En aquella primera visita él le explicó que tendría que pasar por la consulta un par de veces más: un empaste y una rotura de funda tenían la culpa. Desde aquel día, Laura acudió a todas las citas tranquila y confiada, dejándose guiar por Pablo, “abre grande”, “ahora cierra”, “apreta fuerte” , “dime si te duele”, ansiando secretamente ese momento de intimidad entre doctor y paciente, pues aunque Pablo también permanecía a ratos silencioso ( manejar la turbina requería concentración y minuciosidad), lo cierto era que cada nueva cita era una oportunidad para ambos de conocerse un poco más. Así, durante el mes y medio que duraron las intervenciones, y siempre y cuando Laura no llevara entre los dientes un rollo de algodón, ella le hablaba de sus aficiones y Pablo, de las suyas, ella le explicaba anécdotas de la escuela y él le contaba chistes de odontólogo , y cuando ella escupía asqueada el colutorio lleno de escombros dentales, ambos reían divertidos: ella con el labio hinchado y torcido por la anestesia y él con la mascarilla bajada mostrando una hilera de brackets invisibles.

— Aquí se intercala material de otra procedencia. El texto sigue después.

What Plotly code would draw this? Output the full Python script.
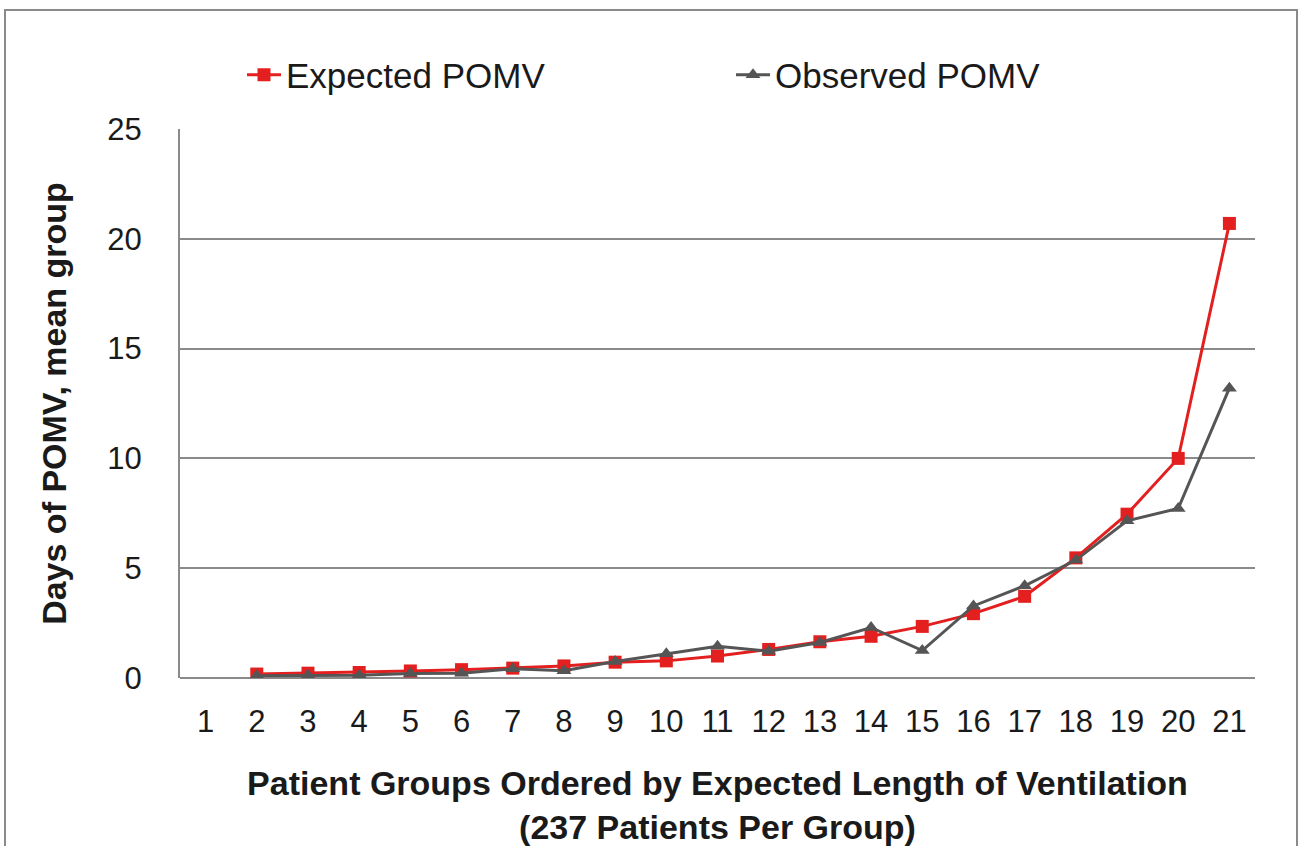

En la séptima cita, Pablo le habló a Laura de la soledad de su matrimonio de conveniencia con Aleidys. Ella le habló de su compañero de piso, un estrafalario gato negro con una patita blanca. Aquel comentario inocente y conmovedor hizo que Pablo tragara saliva antes de volver a hablar. Le explicó a Laura que ya había terminado su trabajo, que sus dientes estaban perfectamente, y que aquella era la última visita que ella habría de hacer a la consulta. Ella enmudeció al oír aquello. Sintió una punzada de dolor en el pecho. Se resistía a aceptar que no volvería a ver a Pablo a no ser que se atiborrara de dulces y acumulara unas cuantas caries. Él prefirió no confesarle que podría haberle arreglado la boca en la tercera visita pero que su animada charla, sus ojos color avellana y el olor de su cuello, le habían seducido irremediablemente hasta el punto de alargar la reparación durante unas cuantas citas más. Sólo por seguir viéndola.
Cabizbaja , tratando de disimular una lágrima, Laura le dio la mano a Pablo para que este la ayudara a bajar de la camilla. Ambos se miraron a los ojos deseando que el otro sintiera lo mismo, deseando que fuera el otro el primero en decir algo. Pero no hubo necesidad de que ninguno de los dos dijera nada. Pablo asió a Laura por la cintura y la atrajo hacia sí, envolviéndola en su pecho. Tras unos segundos que les parecieron eternos, se separaron unos escasos centímetros. Laura entreabrió los labios. Pablo la besó larga y dulcemente. Ella sintió el cosquilleo eléctrico de sus brackets y encontró un desconocido placer en ellos. Se dedicaron caricias que se volvieron cada vez más intensas y apasionadas. Se revolvieron los cabellos, se despojaron de sus ropas, se echaron alocadamente sobre el pequeño sofá donde solían esperar sentados los acompañantes de los pacientes y allí se amaron lejos de miradas indiscretas, solos en aquella habitación blanca llena de instrumentos metálicos.